Two months into the Administration, none of these questions has been answered. The White House and Senate GOP leaders have largely been silent while House Republican leaders are battling with their most conservative members over core questions.    

It appears that resolving these issues will take many months and, just as troubling, drain much of that precious political capital. In the end, Trump will need to settle on answers to these key questions. Then he’ll need to lean on many Republicans to make tough votes to get a health bill passed.

Passing tax reform will require Trump to do it all again. He’ll need to make more hard choices himself and pressure those same lawmakers again. At last Friday’s Tax Policy Center forum on corporate taxes, I asked economist Doug Holtz-Eakin, who has good connections with both the White House and Hill Republicans, how the battle over the ACA would affect tax reform. He laughed, and asked for another question.
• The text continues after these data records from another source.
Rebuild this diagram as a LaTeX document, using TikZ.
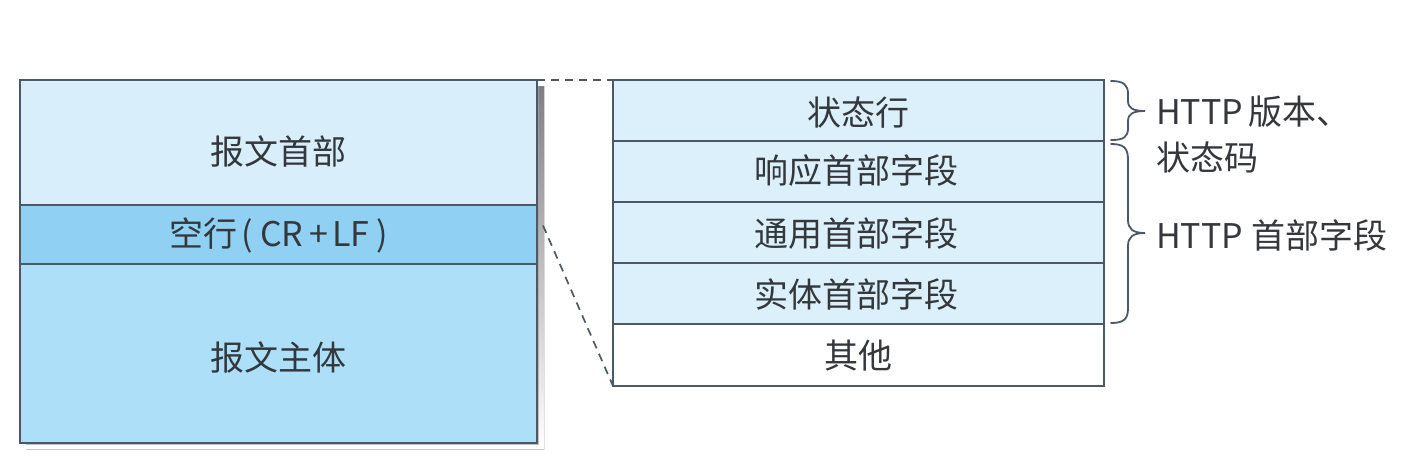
\documentclass[tikz,border=0pt]{standalone}
\usepackage{fontspec}
\usetikzlibrary{calc}
\setmainfont{Noto Sans CJK SC}
\definecolor{txt}{HTML}{34383C}
\definecolor{edge}{HTML}{4C5864}
\definecolor{bandA}{HTML}{D8EEFB}
\definecolor{bandB}{HTML}{8FD0F3}
\definecolor{bandC}{HTML}{ADDFF8}
\definecolor{rowc}{HTML}{DBF0FB}
\definecolor{shade}{HTML}{6E7479}
\tikzset{
  band/.style={draw=edge, line width=2pt, minimum width=517pt, inner sep=0pt, outer sep=0pt},
  rowbox/.style={draw=edge, line width=2pt, fill=rowc, minimum width=491pt, minimum height=61pt, inner sep=0pt, outer sep=0pt},
  lbl/.style={text=txt, font=\fontsize{34}{40}\selectfont, inner sep=0pt},
  side/.style={text=txt, font=\fontsize{34}{40}\selectfont, inner sep=0pt, anchor=west},
  dashlink/.style={draw=edge, line width=1.7pt, dash pattern=on 8pt off 6pt},
  bracepath/.style={draw=edge, line width=1.8pt, line cap=round}
}
\begin{document}
\begin{tikzpicture}[x=1pt,y=-1pt]
\useasboundingbox (0,0) rectangle (1426,458);
\fill[white] (0,0) rectangle (1426,458);
% left box bands
\node[band, fill=bandA, minimum height=125pt] (L1) at (278.5,142.5) {};
\node[band, fill=bandB, minimum height=59pt] (L2) at (278.5,234.5) {};
\node[band, fill=bandC, minimum height=179pt] (L3) at (278.5,353.5) {};
% shadow of left box (right and bottom strips)
\fill[shade] (538.5,86) -- (544,86) -- (544,449.5) -- (26,449.5) -- (26,444.5) -- (538.5,444.5) -- cycle;
\node[lbl] (t1) at (278,151) {报文首部};
\node[lbl] (t2) at (279,235) {空行\hspace{4pt}(\hspace{7pt}CR\hspace{6pt}+\hspace{4pt}LF\hspace{7pt})};
\node[lbl] (t3) at (278,357) {报文主体};
% right box rows
\node[rowbox] (R1) at (858.5,110.5) {};
\node[rowbox] (R2) at (858.5,171.5) {};
\node[rowbox] (R3) at (858.5,232.5) {};
\node[rowbox] (R4) at (858.5,293.5) {};
\node[rowbox, fill=white, minimum height=62pt] (R5) at (858.5,355) {};
\node[lbl] at (858,113) {状态行};
\node[lbl] at (856,171) {响应首部字段};
\node[lbl] at (856,234) {通用首部字段};
\node[lbl] at (856,295) {实体首部字段};
\node[lbl] at (858,356) {其他};
% dashed links
\coordinate (d1) at ($(L2.east)+(6,-9)$);
\draw[dashlink] (L1.north east) -- (R1.north west);
\draw[dashlink] (d1) -- (R5.south west);
% braces
\coordinate (b1a) at (1111,81);
\coordinate (b1b) at (1111,140);
\coordinate (b2a) at (1111,144);
\coordinate (b2b) at (1111,323);
\draw[bracepath] (b1a) .. controls (1124,81) and (1128,85) .. (1128,94)
  -- (1128,101) .. controls (1128,108) and (1133,111) .. (1145,111)
  .. controls (1133,111) and (1128,114) .. (1128,121)
  -- (1128,128) .. controls (1128,137) and (1124,140) .. (b1b);
\draw[bracepath] (b2a) .. controls (1124,144) and (1128,148) .. (1128,160)
  -- (1128,220) .. controls (1128,229) and (1133,233) .. (1145,233)
  .. controls (1133,233) and (1128,237) .. (1128,246)
  -- (1128,308) .. controls (1128,319) and (1124,323) .. (b2b);
\node[side] (s1) at (1156,112) {HTTP\hspace{5pt}版本、};
\node[side] (s2) at (1156,157) {状态码};
\node[side] (s3) at (1156,236) {HTTP\hspace{8pt}首部字段};
\end{tikzpicture}
\end{document}
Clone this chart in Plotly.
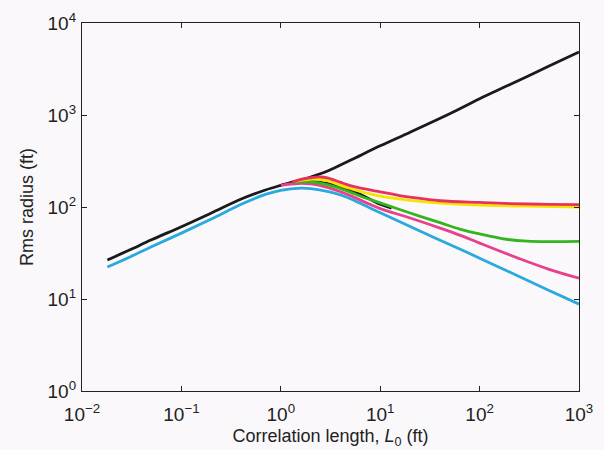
import plotly.graph_objects as go

# Rms radius (ft) versus correlation length L0 (ft)
black_L = [0.018, 0.03, 0.05, 0.1, 0.2, 0.4, 0.7, 1, 1.5, 2, 3, 5, 10, 20, 50, 100, 200, 500, 1000]
black_r = [26.5, 34, 44, 61, 86, 122, 153, 172, 194, 212, 248, 322, 462, 650, 1030, 1500, 2130, 3400, 4850]

cyan_L = [0.018, 0.03, 0.05, 0.1, 0.2, 0.4, 0.7, 1, 1.6, 2, 3, 4, 5, 7, 10, 20, 40, 63, 100, 250, 500, 1000]
cyan_r = [22.3, 28.5, 37, 52, 74, 107, 137, 152, 160, 158, 147, 135, 123, 104, 86.5, 61.5, 43.5, 35, 27.8, 17.6, 12.4, 8.8]

magenta_L = [1, 1.5, 2, 3, 4, 5, 7, 10, 20, 40, 63, 100, 250, 500, 1000]
magenta_r = [172, 180, 178, 162, 146, 133, 113, 96, 76, 59, 49.5, 40.5, 27.5, 21, 16.8]

black2_L = [1.35, 2, 3, 4, 5, 7, 10, 13]
black2_r = [189, 190, 179, 165, 153, 130, 107, 97]

green_L = [1.3, 2, 3, 4, 5, 7, 10, 20, 40, 63, 100, 185, 300, 500, 1000]
green_r = [187, 187, 174, 158, 145, 126, 111, 86, 67.5, 57.6, 51, 44.6, 42.5, 42, 42.2]

yellow_L = [1.4, 2, 2.5, 3, 4, 5, 7, 10, 20, 40, 100, 300, 1000]
yellow_r = [191, 200, 199, 192, 172, 159, 143, 131, 118, 110, 105, 102, 100]

red_L = [1.3, 1.6, 2, 2.5, 3, 4, 5, 7, 10, 15.7, 20, 40, 100, 200, 500, 1000]
red_r = [187, 200, 208, 212, 206, 185, 171, 157, 146, 133, 128, 117, 112, 109, 107, 106]

x_ticks = [0.01, 0.1, 1, 10, 100, 1000]
x_ticktext = ["10<sup>\u22122</sup>", "10<sup>\u22121</sup>", "10<sup>0</sup>",
              "10<sup>1</sup>", "10<sup>2</sup>", "10<sup>3</sup>"]
y_ticks = [1, 10, 100, 1000, 10000]
y_ticktext = ["10<sup>0</sup>", "10<sup>1</sup>", "10<sup>2</sup>",
              "10<sup>3</sup>", "10<sup>4</sup>"]

series = [
    (black_L, black_r, "#1a1a1a"),
    (black2_L, black2_r, "#1a1a1a"),
    (cyan_L, cyan_r, "#2aa9de"),
    (magenta_L, magenta_r, "#e8408c"),
    (green_L, green_r, "#36b41e"),
    (yellow_L, yellow_r, "#f6e400"),
    (red_L, red_r, "#e8325c"),
]

fig = go.Figure()
for xs, ys, col in series:
    fig.add_trace(go.Scatter(x=xs, y=ys, mode="lines",
                             line=dict(color=col, width=2.8, shape="spline", smoothing=1.0),
                             showlegend=False, hoverinfo="skip"))

bg = "#fbf8fb"
font_family = "Liberation Sans, Arial, sans-serif"
axis_common = dict(
    type="log", showgrid=False, zeroline=False, automargin=False,
    showline=True, linecolor="#222222", linewidth=1.3, mirror="ticks",
    ticks="inside", ticklen=5, tickwidth=1.3, tickcolor="#222222",
    tickfont=dict(family=font_family, size=19, color="#222222"),
)

fig.update_layout(
    width=604, height=450,
    margin=dict(l=82, r=25, t=23, b=59),
    paper_bgcolor=bg, plot_bgcolor=bg,
    font=dict(family=font_family, color="#222222"),
    xaxis=dict(axis_common, range=[-2, 3], tickvals=x_ticks, ticktext=x_ticktext,
               ticklabelstandoff=6,
               title=dict(text="Correlation length, <i>L</i><sub>0</sub> (ft)",
                          font=dict(size=18), standoff=5)),
    yaxis=dict(axis_common, range=[0, 4], tickvals=y_ticks, ticktext=y_ticktext,
               ticklabelstandoff=1,
               title=dict(text="Rms radius (ft)", font=dict(size=18), standoff=9)),
)

fig.write_html("out.html")
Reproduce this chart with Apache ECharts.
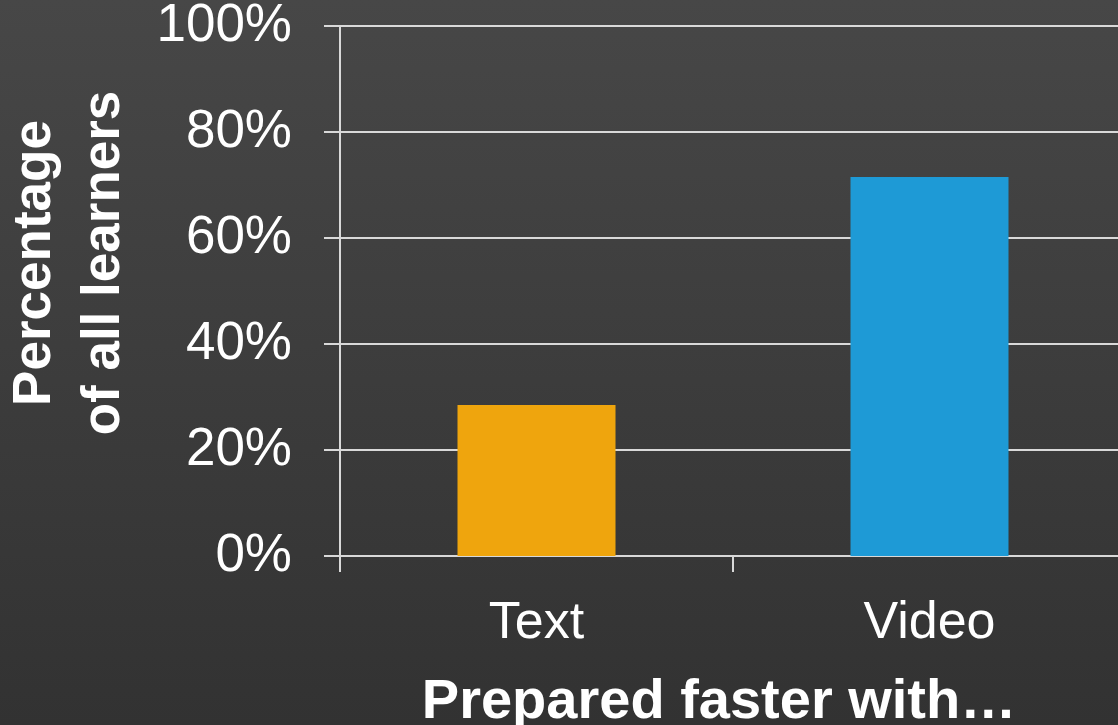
<!DOCTYPE html>
<html>
<head>
<meta charset="utf-8">
<script src="https://cdn.jsdelivr.net/npm/echarts@6/dist/echarts.min.js"></script>
<style>
html,body{margin:0;padding:0;background:#3c3c3c;}
#chart{width:1118px;height:725px;}
</style>
</head>
<body>
<div id="chart"></div>
<script>
const categories = ['Text', 'Video'];
const values = [28.5, 71.5];
const barColors = ['#EFA50D', '#1E9AD6'];
const yTickLabels = ['0%', '20%', '40%', '60%', '80%', '100%'];
const yAxisTitleLines = ['Percentage', 'of all learners'];
const xAxisTitle = 'Prepared faster with\u2026';

const chart = echarts.init(document.getElementById('chart'));
const font = '"Liberation Sans", Arial, sans-serif';
chart.setOption({
  animation: false,
  backgroundColor: {
    type: 'linear', x: 0, y: 0, x2: 0, y2: 1,
    colorStops: [{offset: 0, color: '#474747'}, {offset: 1, color: '#323232'}]
  },
  grid: {left: 340, width: 786, top: 26, bottom: 169, containLabel: false, outerBoundsMode: 'none'},
  xAxis: {
    type: 'category',
    data: categories,
    axisLine: {lineStyle: {color: '#D9D9D9', width: 2}},
    axisTick: {show: true, length: 16, lineStyle: {color: '#D9D9D9', width: 2}},
    axisLabel: {color: '#FFFFFF', fontSize: 52, fontFamily: font, margin: 42}
  },
  yAxis: {
    type: 'value',
    min: 0, max: 100, interval: 20,
    axisLine: {show: true, lineStyle: {color: '#D9D9D9', width: 2}},
    axisTick: {show: true, length: 16, lineStyle: {color: '#D9D9D9', width: 2}},
    splitLine: {show: true, lineStyle: {color: '#D9D9D9', width: 2}},
    axisLabel: {
      color: '#FFFFFF', fontSize: 53, fontFamily: font, margin: 48,
      padding: [20, 0, 0, 0],
      formatter: function (v) { return yTickLabels[Math.round(v / 20)]; }
    }
  },
  series: [{
    type: 'bar',
    barWidth: 158,
    data: values.map((v, i) => ({value: v, itemStyle: {color: barColors[i]}}))
  }],
  graphic: [
    {
      type: 'text', x: 70, y: 263, rotation: Math.PI / 2,
      style: {
        text: yAxisTitleLines.join('\n'),
        fill: '#FFFFFF', font: 'bold 53px ' + font,
        align: 'center', verticalAlign: 'middle', lineHeight: 69
      }
    },
    {
      type: 'text', x: 719, y: 703,
      style: {
        text: xAxisTitle,
        fill: '#FFFFFF', font: 'bold 56px ' + font,
        align: 'center', verticalAlign: 'middle'
      }
    }
  ]
});
</script>
</body>
</html>
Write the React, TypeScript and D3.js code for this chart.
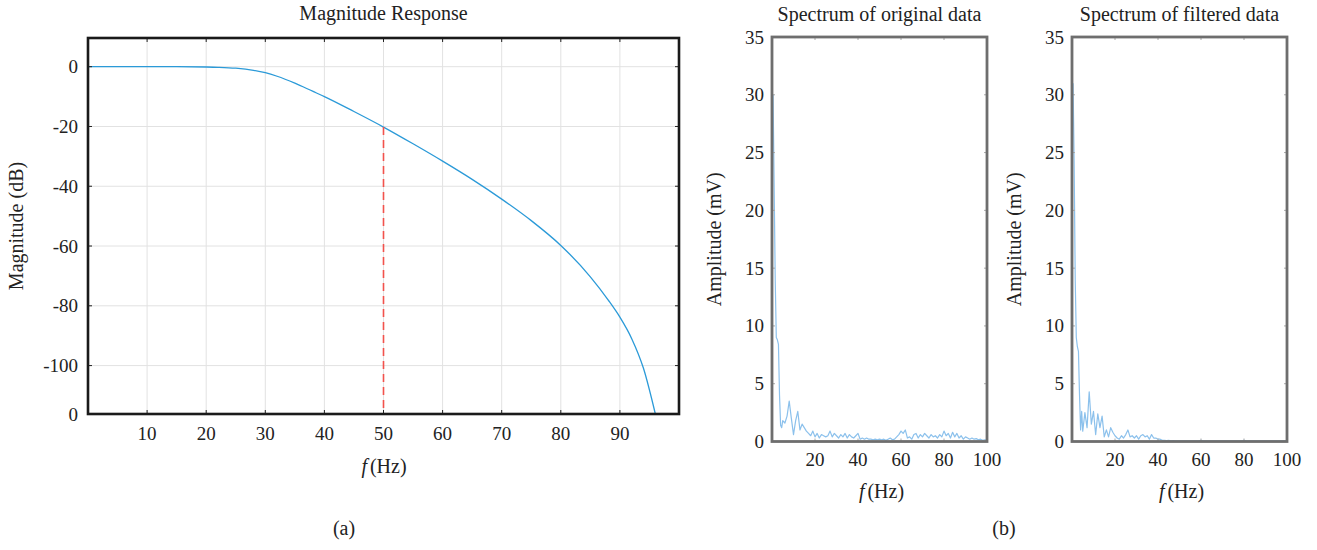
import React from "react";
import * as d3 from "d3";

// ---------- Panel (a): magnitude response ----------
const magFreq = [0, 5, 10, 15, 20, 22, 25, 28, 30, 32, 35, 38, 40, 45, 50, 55, 60, 65, 70, 75, 80, 85, 88, 90, 92, 94, 96];
const magDb = [0, 0, 0, 0, -0.1, -0.2, -0.5, -1.2, -2, -3.2, -5.5, -8.2, -10, -15, -20.2, -25.8, -31.6, -37.7, -44.3, -51.5, -59.8, -70.3, -78, -83.8, -91, -101, -116.2];
const magXTicks = [10, 20, 30, 40, 50, 60, 70, 80, 90];
const magYTicks = [0, -20, -40, -60, -80, -100, -116.2];
const magYTickLabels = ["0", "-20", "-40", "-60", "-80", "-100", "0"];
const cutoffFreq = 50;
const cutoffDb = -20.2;

// ---------- Panel (b): spectra ----------
const specFreq = [0.5, 1, 1.5, 2, 2.5, 3, 3.5, 4, 4.5, 5,
  6, 7, 8, 9, 10, 11, 12, 13, 14, 15, 16, 17, 18, 19, 20,
  21, 22, 23, 24, 25, 26, 27, 28, 29, 30, 31, 32, 33, 34, 35, 36, 37, 38, 39, 40,
  41, 42, 43, 44, 45, 46, 47, 48, 49, 50, 51, 52, 53, 54, 55, 56, 57, 58, 59, 60,
  61, 62, 63, 64, 65, 66, 67, 68, 69, 70, 71, 72, 73, 74, 75, 76, 77, 78, 79, 80,
  81, 82, 83, 84, 85, 86, 87, 88, 89, 90, 91, 92, 93, 94, 95, 96, 97, 98, 99, 100];
const originalAmp = [30, 22, 14, 9, 8.8, 8.4, 4, 1.4, 1.2, 1.8,
  1.6, 2.2, 3.5, 2.0, 0.6, 1.8, 2.6, 1.0, 1.5, 1.2, 0.9, 0.7, 0.5, 0.9, 0.4,
  0.7, 0.3, 0.6, 0.5, 0.4, 0.5, 0.9, 0.4, 0.7, 0.5, 0.3, 0.6, 0.4, 0.7, 0.3, 0.6, 0.4, 0.3, 0.5, 0.7,
  0.2, 0.3, 0.2, 0.3, 0.2, 0.2, 0.15, 0.2, 0.15, 0.2, 0.15, 0.2, 0.1, 0.2, 0.3, 0.15, 0.2, 0.4, 0.6, 0.9,
  0.7, 1.0, 0.3, 0.4, 0.2, 0.6, 0.7, 0.3, 0.6, 0.4, 0.7, 0.5, 0.3, 0.6, 0.4, 0.5, 0.3, 0.6, 0.4, 0.9,
  0.5, 0.7, 0.3, 0.8, 0.4, 0.7, 0.3, 0.5, 0.2, 0.4, 0.3, 0.2, 0.3, 0.2, 0.25, 0.15, 0.2, 0.1, 0.15, 0.1];
const filteredAmp = [31, 24, 14, 9, 8.2, 7.8, 4, 1.0, 2.6, 0.9,
  2.5, 1.2, 4.3, 1.5, 2.6, 0.6, 2.4, 1.2, 2.2, 0.4, 1.0, 0.4, 1.2, 0.8, 0.5,
  0.3, 0.2, 0.5, 0.3, 0.6, 1.0, 0.4, 0.5, 0.3, 0.5, 0.2, 0.5, 0.6, 0.4, 0.5, 0.2, 0.6, 0.3, 0.3, 0.2,
  0.2, 0.1, 0.1, 0.08, 0.1, 0.06, 0.08, 0.06, 0.05, 0.06, 0.05, 0.05, 0.05, 0.05, 0.05, 0.05, 0.05, 0.05, 0.05, 0.1,
  0.05, 0.05, 0.05, 0.05, 0.05, 0.05, 0.05, 0.05, 0.05, 0.05, 0.05, 0.05, 0.05, 0.05, 0.05, 0.05, 0.05, 0.05, 0.05, 0.1,
  0.05, 0.05, 0.05, 0.05, 0.05, 0.05, 0.05, 0.05, 0.05, 0.05, 0.05, 0.05, 0.05, 0.05, 0.05, 0.05, 0.05, 0.05, 0.05, 0.05];
const specXTicks = [20, 40, 60, 80, 100];
const specYTicks = [0, 5, 10, 15, 20, 25, 30, 35];

const FONT = "'Liberation Serif', 'Times New Roman', serif";
const TXT = "#222";
const TICK_FS = 19;
const LABEL_FS = 20;

function MagnitudePanel() {
  const left = 88, right = 679, top = 38, bottom = 414;
  const x = d3.scaleLinear().domain([0, 100]).range([left, right]);
  const y = d3.scaleLinear().domain([-116.2, 9.6]).range([bottom, top]);
  const pts = magFreq.map((f, i) => [f, magDb[i]] as [number, number]);
  const line = d3.line<[number, number]>().x(d => x(d[0])).y(d => y(d[1])).curve(d3.curveMonotoneX);
  return (
    <g fontFamily={FONT} fill={TXT}>
      <text x={(left + right) / 2} y={20} textAnchor="middle" fontSize={LABEL_FS}>Magnitude Response</text>
      {magXTicks.map(t => (
        <line key={"gx" + t} x1={x(t)} x2={x(t)} y1={top} y2={bottom} stroke="#e2e2e2" strokeWidth={1} />
      ))}
      {magYTicks.slice(0, 6).map(t => (
        <line key={"gy" + t} x1={left} x2={right} y1={y(t)} y2={y(t)} stroke="#e2e2e2" strokeWidth={1} />
      ))}
      <path d={line(pts) || ""} fill="none" stroke="#2b9ad8" strokeWidth={1.3} />
      <line x1={x(cutoffFreq)} x2={x(cutoffFreq)} y1={y(cutoffDb)} y2={bottom} stroke="#f2524c" strokeWidth={1.6} strokeDasharray="8,5" />
      {magXTicks.map(t => (
        <g key={"tx" + t}>
          <line x1={x(t)} x2={x(t)} y1={top} y2={top + 4} stroke="#222" strokeWidth={1} />
          <line x1={x(t)} x2={x(t)} y1={bottom} y2={bottom - 4} stroke="#222" strokeWidth={1} />
          <text x={x(t)} y={440} textAnchor="middle" fontSize={TICK_FS}>{t}</text>
        </g>
      ))}
      {magYTicks.map((t, i) => (
        <g key={"ty" + i}>
          {i < 6 && <line x1={left} x2={left + 4} y1={y(t)} y2={y(t)} stroke="#222" strokeWidth={1} />}
          {i < 6 && <line x1={right} x2={right - 4} y1={y(t)} y2={y(t)} stroke="#222" strokeWidth={1} />}
          <text x={78} y={y(t) + 6.5} textAnchor="end" fontSize={TICK_FS}>{magYTickLabels[i]}</text>
        </g>
      ))}
      <rect x={left} y={top} width={right - left} height={bottom - top} fill="none" stroke="#1a1a1a" strokeWidth={2.6} />
      <text transform={`translate(23,${(top + bottom) / 2}) rotate(-90)`} textAnchor="middle" fontSize={LABEL_FS}>Magnitude (dB)</text>
      <text x={384} y={473} textAnchor="middle" fontSize={LABEL_FS}>
        <tspan fontStyle="italic">f</tspan>
        <tspan dx={3}>(Hz)</tspan>
      </text>
    </g>
  );
}

function SpectrumPanel({ left, right, title, amp }: { left: number; right: number; title: string; amp: number[] }) {
  const top = 37, bottom = 441.5;
  const x = d3.scaleLinear().domain([0, 100]).range([left, right]);
  const y = d3.scaleLinear().domain([0, 35]).range([bottom, top]);
  const pts = specFreq.map((f, i) => [f, amp[i]] as [number, number]);
  const line = d3.line<[number, number]>().x(d => x(d[0])).y(d => y(d[1]));
  const cx = (left + right) / 2;
  return (
    <g fontFamily={FONT} fill={TXT}>
      <text x={cx} y={21} textAnchor="middle" fontSize={LABEL_FS}>{title}</text>
      <path d={line(pts) || ""} fill="none" stroke="#8cc1ec" strokeWidth={1.2} strokeLinejoin="round" />
      {specXTicks.map(t => (
        <g key={"sx" + t}>
          <line x1={x(t)} x2={x(t)} y1={top} y2={top + 3} stroke="#aaa" strokeWidth={1} />
          <line x1={x(t)} x2={x(t)} y1={bottom} y2={bottom - 3} stroke="#aaa" strokeWidth={1} />
          <text x={x(t)} y={466} textAnchor="middle" fontSize={TICK_FS}>{t}</text>
        </g>
      ))}
      {specYTicks.map(t => (
        <g key={"sy" + t}>
          <line x1={left} x2={left + 3} y1={y(t)} y2={y(t)} stroke="#aaa" strokeWidth={1} />
          <line x1={right} x2={right - 3} y1={y(t)} y2={y(t)} stroke="#aaa" strokeWidth={1} />
          <text x={left - 8} y={y(t) + 6.5} textAnchor="end" fontSize={TICK_FS}>{t}</text>
        </g>
      ))}
      <rect x={left} y={top} width={right - left} height={bottom - top} fill="none" stroke="#6e6e6e" strokeWidth={2.8} />
      <text transform={`translate(${left - 51},${(top + bottom) / 2}) rotate(-90)`} textAnchor="middle" fontSize={LABEL_FS}>Amplitude (mV)</text>
      <text x={cx + 2} y={498} textAnchor="middle" fontSize={LABEL_FS}>
        <tspan fontStyle="italic">f</tspan>
        <tspan dx={3}>(Hz)</tspan>
      </text>
    </g>
  );
}

export default function App() {
  return (
    <svg width={1317} height={550} style={{ position: "absolute", left: 0, top: 0, background: "#fff" }}>
      <rect x={0} y={0} width={1317} height={550} fill="#fff" />
      <MagnitudePanel />
      <SpectrumPanel left={772} right={987} title="Spectrum of original data" amp={originalAmp} />
      <SpectrumPanel left={1072} right={1287} title="Spectrum of filtered data" amp={filteredAmp} />
      <text x={344} y={535} textAnchor="middle" fontSize={LABEL_FS} fontFamily={FONT} fill={TXT}>(a)</text>
      <text x={1004} y={535} textAnchor="middle" fontSize={LABEL_FS} fontFamily={FONT} fill={TXT}>(b)</text>
    </svg>
  );
}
Remember, by its very nature tax reform that does not add to the debt creates winners and losers. We are seeing that in the loud battle over an obscure piece of one corner of the tax code—the border adjustable business tax. Just wait ‘til the debate shifts, as it inevitably will, to individual taxes. Lawmakers will be looking desperately to the White House to provide political cover. Will it have the capacity?    

Oddly, the very factors that make tax reform less likely may be boosting the chances of a different kind of tax bill. After all, a White House mired in scandal and a Congress battling over health care could do worse than give everyone a tax cut. Unless, of course, you care about deficits.